Friends of the Earth Europe is calling for a final deal to:
- Tackle the root causes of biodiversity loss. The new global biodiversity framework needs to bring about systemic change in how the economy works. A key issue is stopping countries in the Global North exporting their ecological footprints to the biodiversity-rich regions of the Global South by international trade. The framework needs targets to reduce international pressure on ecosystems by establishing binding rules for corporations which oblige them to apply standards for biodiversity and human rights around the world.
- Ensure it is implemented by governments. A new global biodiversity agreement can only call itself ambitious if it ensures that the goals set out in it are actually implemented by the individual states over the next decade. The EU has not achieved any of the goals of its biodiversity strategy 2010-2020, despite some progress.
- Bring in the agricultural and energy ministries. Fighting the global biodiversity crisis cannot only be done by environmental agencies. Other key government ministries must also contribute.
- Remove nature-harming subsidies. An agreement will only work if it does not contain incentives and subsidies which are harmful to biodiversity.

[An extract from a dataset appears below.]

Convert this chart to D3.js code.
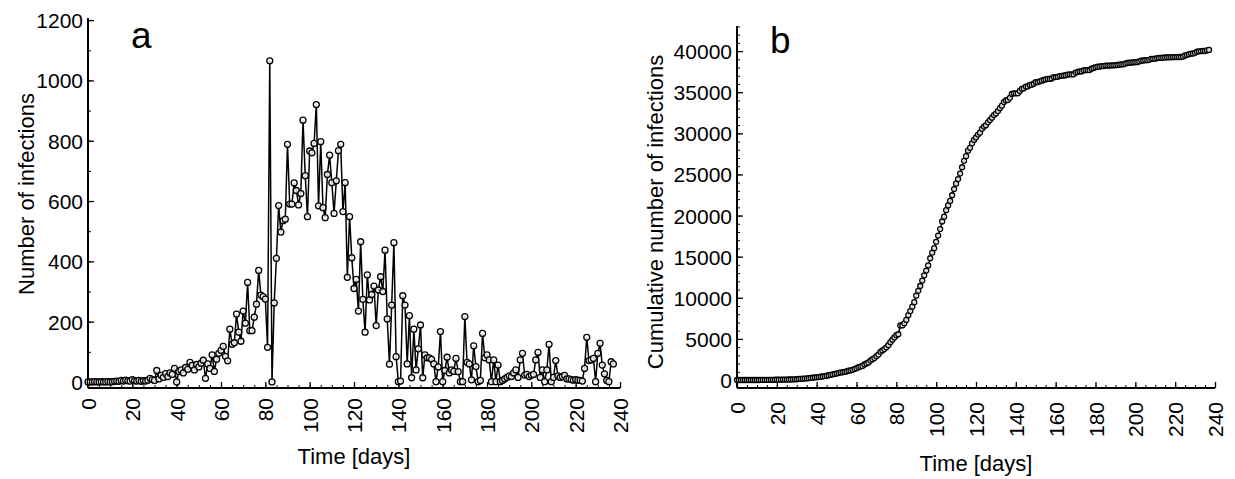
<!DOCTYPE html>
<meta charset="utf-8">
<style>
  body { margin: 0; background: #fff; }
  text { font-family: "Liberation Sans", Arial, sans-serif; fill: #000; }
</style>
<body>
<script src="https://d3js.org/d3.v7.min.js"></script>
<script>

// daily number of infections, day 0 .. day 237
const dailyInfections = [
  0, 0, 0, 1, 0, 0, 1, 0, 0, 1,
  0, 1, 2, 3, 2, 5, 3, 6, 4, 3,
  8, 4, 3, 5, 2, 4, 3, 6, 12, 8,
  5, 38, 10, 22, 15, 28, 18, 30, 25, 45,
  0, 35, 40, 30, 48, 42, 65, 55, 40, 58,
  50, 62, 72, 12, 60, 45, 90, 35, 75, 95,
  105, 118, 85, 70, 175, 125, 130, 225, 165, 135,
  235, 195, 330, 170, 170, 215, 258, 370, 288, 283,
  275, 115, 1065, 0, 262, 410, 585, 497, 535, 540,
  788, 590, 590, 660, 635, 587, 625, 868, 684, 548,
  766, 760, 791, 920, 584, 797, 578, 545, 688, 752,
  661, 559, 667, 767, 788, 565, 661, 347, 548, 412,
  310, 340, 235, 465, 274, 165, 355, 272, 290, 318,
  187, 305, 349, 300, 437, 209, 59, 255, 462, 84,
  1, 3, 286, 255, 60, 220, 14, 175, 40, 110,
  189, 14, 90, 80, 80, 75, 60, 1, 50, 167,
  1, 38, 82, 30, 40, 35, 78, 34, 1, 1,
  217, 65, 60, 7, 120, 51, 1, 5, 161, 80,
  90, 73, 1, 73, 1, 56, 1, 5, 10, 15,
  20, 18, 30, 40, 15, 73, 95, 23, 25, 18,
  22, 25, 73, 98, 15, 40, 1, 40, 125, 1,
  15, 71, 20, 15, 18, 22, 10, 10, 8, 6,
  8, 6, 5, 3, 45, 148, 71, 73, 78, 1,
  95, 128, 56, 27, 5, 1, 67, 60
];
const days = dailyInfections.map((d, i) => i);
// panel b is the running total of panel a
const cumulativeInfections = Array.from(d3.cumsum(dailyInfections));

const xTicks = d3.range(0, 241, 20);
const yTicksA = d3.range(0, 1201, 200);
const yTicksB = d3.range(0, 40001, 5000);

const W = 1235, H = 479;
const svg = d3.select("body").append("svg")
    .attr("width", W)
    .attr("height", H);

function panel(opt) {
  const x = d3.scaleLinear().domain([0, 240]).range([opt.left, opt.right]);
  const y = d3.scaleLinear().domain(opt.yDomain).range([opt.bottom, opt.top]);
  const g = svg.append("g");

  // minor ticks
  g.append("g")
      .attr("transform", "translate(0," + opt.bottom + ")")
      .call(d3.axisTop(x).tickValues(d3.range(0, 241, opt.xMinor)).tickSize(3).tickFormat(""))
      .call(a => a.select(".domain").remove());
  g.append("g")
      .attr("transform", "translate(" + opt.left + ",0)")
      .call(d3.axisRight(y).tickValues(d3.range(0, opt.yDomain[1], opt.yMinor)).tickSize(3).tickFormat(""))
      .call(a => a.select(".domain").remove());

  // x axis
  const xa = g.append("g")
      .attr("transform", "translate(0," + opt.bottom + ")")
      .call(d3.axisTop(x).tickValues(xTicks).tickSize(6).tickSizeOuter(0).tickFormat(d3.format("d")));
  xa.select(".domain").attr("d", "M" + opt.left + ",0H" + opt.right).attr("stroke-width", 2);
  xa.selectAll(".tick line").attr("stroke-width", 1.3);
  xa.selectAll(".tick text")
      .attr("font-size", 21)
      .attr("text-anchor", "end")
      .attr("transform", "rotate(-90)")
      .attr("x", -opt.xLabelGap)
      .attr("y", 0)
      .attr("dy", "0.36em");

  // y axis
  const ya = g.append("g")
      .attr("transform", "translate(" + opt.left + ",0)")
      .call(d3.axisRight(y).tickValues(opt.yTicks).tickSize(6).tickSizeOuter(0).tickFormat(d3.format("d")));
  ya.select(".domain").attr("d", "M0," + opt.bottom + "V" + opt.top).attr("stroke-width", 2);
  ya.selectAll(".tick line").attr("stroke-width", 1.3);
  ya.selectAll(".tick text")
      .attr("font-size", 21)
      .attr("text-anchor", "end")
      .attr("x", -5)
      .attr("dy", "0.36em");
  g.selectAll(".tick text").attr("fill", "#000").style("font-family", "Liberation Sans, Arial, sans-serif");

  // line and circle markers
  const line = d3.line().x((d, i) => x(days[i])).y(d => y(d));
  g.append("path")
      .datum(opt.values)
      .attr("fill", "none")
      .attr("stroke", "#000")
      .attr("stroke-width", 1.5)
      .attr("d", line);
  g.append("g").selectAll("circle")
    .data(opt.values)
    .join("circle")
      .attr("cx", (d, i) => x(days[i]))
      .attr("cy", d => y(d))
      .attr("r", opt.r)
      .attr("fill", "#fff")
      .attr("fill-opacity", 0.8)
      .attr("stroke", "#000")
      .attr("stroke-width", 1.3);

  // titles
  g.append("text")
      .attr("x", (opt.left + opt.right) / 2)
      .attr("y", opt.xTitleY)
      .attr("text-anchor", "middle")
      .attr("font-size", 22)
      .text("Time [days]");
  g.append("text")
      .attr("transform", "translate(" + opt.yTitleX + "," + opt.yTitleY + ") rotate(-90)")
      .attr("text-anchor", "middle")
      .attr("font-size", 22)
      .text(opt.yTitle);
  g.append("text")
      .attr("x", opt.letterX)
      .attr("y", opt.letterY)
      .attr("font-size", 37)
      .text(opt.letter);
}

panel({
  left: 88, right: 620, top: 18, bottom: 388,
  yDomain: [-20, 1207], yTicks: yTicksA, xMinor: 5, yMinor: 100,
  values: dailyInfections, r: 3,
  xLabelGap: 10, xTitleY: 464,
  yTitle: "Number of infections", yTitleX: 34, yTitleY: 194,
  letter: "a", letterX: 131, letterY: 48
});

panel({
  left: 737, right: 1215, top: 26, bottom: 388,
  yDomain: [-970, 43050], yTicks: yTicksB, xMinor: 5, yMinor: 1000,
  values: cumulativeInfections, r: 2.5,
  xLabelGap: 14, xTitleY: 471,
  yTitle: "Cumulative number of infections", yTitleX: 663, yTitleY: 212,
  letter: "b", letterX: 770, letterY: 53
});

</script>
</body>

- Protect the world’s most important areas for species and habitats. 30% of the Earth’s surface needs to be conserved through effectively and equitably managed, ecologically representative and well-connected systems of protected areas and other effective area-based conservation measures, such as territories managed by Indigenous peoples and local communities. Governments must recognise and uphold the traditional land rights of indigenous peoples to their territories across the world.